Die Bildwelten von Velimir Ilisevic beleuchten Bereiche jenseits des eigentlich Sichtbaren. Es sind Vorstellungs- oder Sehnsuchtswelten, deren Funktionen vage und offen bleiben, und die Erfahrungen zwischen Leben und Tod, Leidenschaft und Verzweiflung, Erfolg und Scheitern ausloten.
Zürich — Der in Kroatien geborene und in Stein am Rhein lebende Velimir Ilisevic (*1965, Sisak) geht von visuellen Eindrücken seiner Umgebung aus: von einem Haus, von schwarzen Schirmen, schwarzen Kohlebügeleisen, einem Schwarm Fische, Baumstrünken, einer Axt, einem Schädel oder einem Vogel. In scheinbar ungelenker, impulsiver Pinselhandschrift sind die Objekte als ausgefranste fleckenartige Gebilde wiedergegeben, so, als würde man sie aus grosser Distanz betrachten. Malend überführt er sie sukzessive in abstrakt-figurative Bildelemente und schliesslich in authentische Zeichen und lässt dabei seine persönliche Befindlichkeit, seine Gedanken, Erinnerungen und Wahrnehmungen einfliessen.
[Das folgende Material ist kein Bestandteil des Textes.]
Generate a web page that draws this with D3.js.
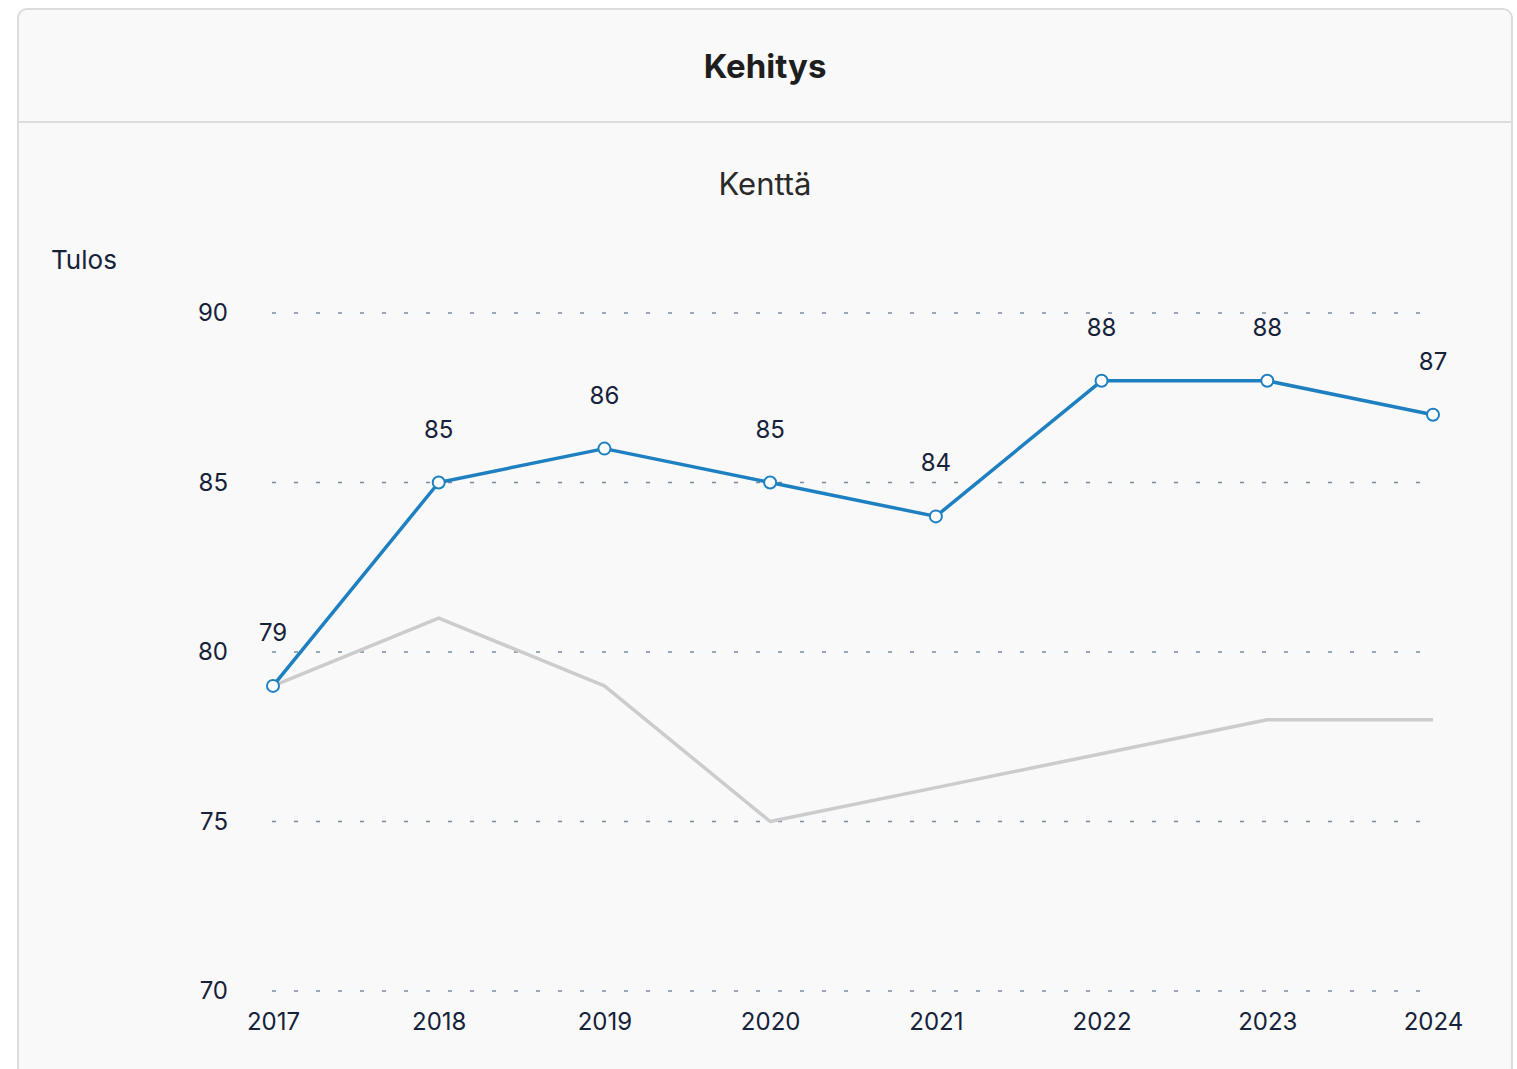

Diese entfalten sich vor einer gitter- oder textilartigen Farbfläche, die meist die Ränder der Leinwand frei lässt. Durch die kräftig aufgetragene Farbe erhalten sie eine körperliche Dimension, während die Komposition mit rein malerischen Mittel und ohne Zentralperspektive vage Räumlichkeit andeutet. Die Figuren verknüpfen sich jedoch nicht zu einer Erzählung, sondern wirken wie geheimnisvolle Chiffren einer sinnlos gewordenen Welt.
Auf der Suche nach dem stimmigen Bild – als Träger einer Botschaft und gleich- zeitig als Ausdruck reiner Malerei – interessiert Ilisevic, wie radikal sich seine Konfigurationen auflösen lassen. Er entwickelt einen Bildgedanken oft in Serien und parallel auf Papier. Dabei löst er die Formen allmählich auf, ohne dass jedoch das Essentielle der Aussage verloren geht. Zum Verständnis der Werke tragen oft die Titel bei. So lesen wir die vier zerfledernden, graubraunen Flecken mit vage angedeuteten Augen vor gelbgrünem Hintergrund nur dank dem Titel als ‹Fische›.
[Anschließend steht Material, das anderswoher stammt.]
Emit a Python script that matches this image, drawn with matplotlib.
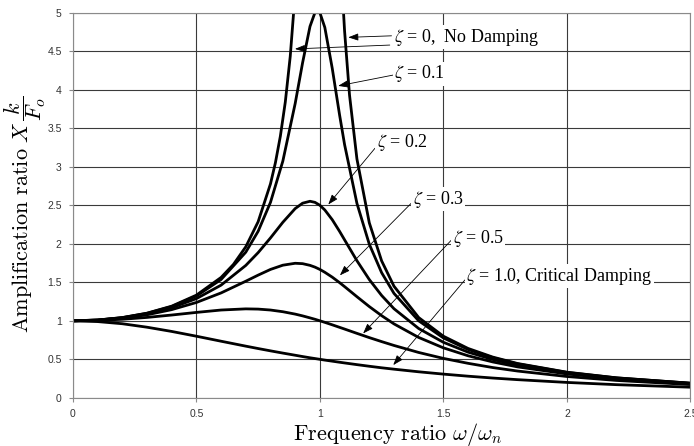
import matplotlib
matplotlib.use("Agg")
import matplotlib.pyplot as plt

# frequency ratio samples for the damped curves
r = [0, 0.1, 0.2, 0.3, 0.4, 0.5, 0.6, 0.7, 0.75, 0.8, 0.85, 0.9, 0.93, 0.96, 0.98, 1.0,
     1.02, 1.05, 1.08, 1.1, 1.15, 1.2, 1.25, 1.3, 1.4, 1.5, 1.6, 1.7, 1.8, 2.0, 2.2, 2.5]

zeta_01 = [1.000, 1.010, 1.041, 1.097, 1.185, 1.322, 1.536, 1.891, 2.162, 2.538, 3.073, 3.821, 4.350, 4.822, 5.001, 5.000,
           4.809, 4.279, 3.668, 3.288, 2.525, 1.995, 1.625, 1.356, 1.000, 0.778, 0.628, 0.521, 0.441, 0.330, 0.259, 0.190]
zeta_02 = [1.000, 1.009, 1.038, 1.090, 1.170, 1.288, 1.463, 1.719, 1.885, 2.076, 2.279, 2.457, 2.527, 2.552, 2.538, 2.500,
           2.439, 2.313, 2.160, 2.051, 1.780, 1.536, 1.329, 1.157, 0.900, 0.721, 0.593, 0.498, 0.425, 0.322, 0.254, 0.187]
zeta_03 = [1.000, 1.008, 1.034, 1.078, 1.145, 1.238, 1.362, 1.514, 1.593, 1.667, 1.722, 1.747, 1.742, 1.720, 1.697, 1.667,
           1.630, 1.567, 1.495, 1.444, 1.313, 1.185, 1.067, 0.960, 0.784, 0.649, 0.546, 0.466, 0.402, 0.310, 0.246, 0.183]
zeta_05 = [1.000, 1.005, 1.020, 1.044, 1.075, 1.109, 1.140, 1.155, 1.152, 1.140, 1.118, 1.087, 1.064, 1.038, 1.020, 1.000,
           0.980, 0.948, 0.915, 0.893, 0.837, 0.782, 0.730, 0.680, 0.589, 0.512, 0.448, 0.393, 0.348, 0.277, 0.226, 0.172]
zeta_10 = [1.000, 0.990, 0.962, 0.917, 0.862, 0.800, 0.735, 0.671, 0.640, 0.610, 0.581, 0.553, 0.536, 0.520, 0.510, 0.500,
           0.490, 0.476, 0.462, 0.453, 0.431, 0.410, 0.390, 0.372, 0.338, 0.308, 0.281, 0.257, 0.236, 0.200, 0.171, 0.138]

# undamped curve, two branches either side of resonance
r_undamped_lo = [0, 0.1, 0.2, 0.3, 0.4, 0.5, 0.6, 0.65, 0.7, 0.75, 0.8, 0.82, 0.84, 0.86, 0.88, 0.9]
zeta_0_lo = [1.000, 1.010, 1.042, 1.099, 1.190, 1.333, 1.563, 1.732, 1.961, 2.286, 2.778, 3.053, 3.397, 3.840, 4.433, 5.263]
r_undamped_hi = [1.09, 1.1, 1.12, 1.15, 1.2, 1.25, 1.3, 1.4, 1.5, 1.6, 1.7, 1.8, 2.0, 2.2, 2.5]
zeta_0_hi = [5.322, 4.762, 3.931, 3.101, 2.273, 1.778, 1.449, 1.042, 0.800, 0.641, 0.529, 0.446, 0.333, 0.260, 0.190]

xticks = [0, 0.5, 1, 1.5, 2, 2.5]
xticklabels = ["0", "0.5", "1", "1.5", "2", "2.5"]
yticks = [0, 0.5, 1, 1.5, 2, 2.5, 3, 3.5, 4, 4.5, 5]
yticklabels = ["0", "0.5", "1", "1.5", "2", "2.5", "3", "3.5", "4", "4.5", "5"]

fig = plt.figure(figsize=(6.94, 4.46), dpi=100)
ax = fig.add_axes([0.105, 0.108, 0.8898, 0.8635])

lw = 2.0
ax.plot(r_undamped_lo, zeta_0_lo, color="black", lw=lw, solid_capstyle="butt")
ax.plot(r_undamped_hi, zeta_0_hi, color="black", lw=lw, solid_capstyle="butt")
for ys in [zeta_01, zeta_02, zeta_03, zeta_05, zeta_10]:
    ax.plot(r, ys, color="black", lw=lw)

ax.set_xlim(0, 2.5)
ax.set_ylim(0, 5)
ax.set_xticks(xticks)
ax.set_xticklabels(xticklabels)
ax.set_yticks(yticks)
ax.set_yticklabels(yticklabels)
ax.grid(True, color="#3a3a3a", lw=0.8)
ax.set_axisbelow(True)
for s in ax.spines.values():
    s.set_color("#8a8a8a")
    s.set_linewidth(0.8)
ax.tick_params(direction="out", length=3, width=0.8, color="#8a8a8a",
               labelsize=7.5, pad=5)
for lab in ax.get_xticklabels() + ax.get_yticklabels():
    lab.set_family("Liberation Sans")
    lab.set_color("#333333")

fig.text(398 / 694, 1 - 434 / 446, r"$\mathrm{Frequency\ ratio}\ \omega/\omega_n$",
         fontsize=16, ha="center", va="center", math_fontfamily="cm")
fig.text(25 / 694, 0.52, r"$\mathrm{Amplification\ ratio}\ X\,\dfrac{k}{F_o}$",
         fontsize=16, ha="center", va="center", rotation=90, math_fontfamily="cm")

# annotations
tfont = dict(family="Liberation Serif", math_fontfamily="stix", fontsize=13,
             ha="left", va="center", zorder=5,
             bbox=dict(fc="white", ec="none", pad=1.0))
arrow = dict(arrowstyle="-|>,head_length=0.5,head_width=0.18", color="black",
             lw=0.6, shrinkA=0, shrinkB=0, mutation_scale=12)

ax.text(1.30, 4.68, r"$\zeta$ = 0,  No Damping", **tfont)
ax.annotate("", xy=(1.115, 4.68), xytext=(1.29, 4.70), arrowprops=arrow)
ax.annotate("", xy=(0.899, 4.53), xytext=(1.283, 4.58), arrowprops=arrow)

ax.text(1.30, 4.21, r"$\zeta$ = 0.1", **tfont)
ax.annotate("", xy=(1.074, 4.05), xytext=(1.296, 4.19), arrowprops=arrow)

ax.text(1.23, 3.31, r"$\zeta$ = 0.2", **tfont)
ax.annotate("", xy=(1.034, 2.51), xytext=(1.223, 3.24), arrowprops=arrow)

ax.text(1.376, 2.58, r"$\zeta$ = 0.3", **tfont)
ax.annotate("", xy=(1.081, 1.59), xytext=(1.371, 2.53), arrowprops=arrow)

ax.text(1.538, 2.07, r"$\zeta$ = 0.5", **tfont)
ax.annotate("", xy=(1.175, 0.836), xytext=(1.533, 2.05), arrowprops=arrow)

ax.text(1.593, 1.58, r"$\zeta$ = 1.0, Critical Damping", **tfont)
ax.annotate("", xy=(1.297, 0.425), xytext=(1.587, 1.53), arrowprops=arrow)

plt.savefig("out.png", dpi=100)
Die Zeichen sind nicht nur Verdichtungen des Erlebten, sondern immer auch ein Nachdenken über die Malerei selbst. Dabei leitet ihn die Frage, was noch malbar ist oder was bisher so noch nie gezeigt wurde. In pastos-breiten Pinselstrichen bleibt die Bewegung der Hand fühlbar. Oft evoziert die aufgepeitschte Malerei existenzielle Bedrohung. «Es sind Bedrohungen und es sind Existenzen vom Mensch, Tier, Natur aber auch Wille und Widerstand, die mich bewegen und berühren. Es sind Ängste und Freuden im Leben. Es ist das Pendeln zwischen Erfolg und Scheitern, Liebe und Hass, Leidenschaft und Verzweiflung, Überleben oder Untergehen.» Ilisevic gelingt es, einfache Sinnbilder zu schaffen, die für einen magischen Augenblick stehen mögen, für eine Stimmung oder eine ihn berührende Naturerfahrung.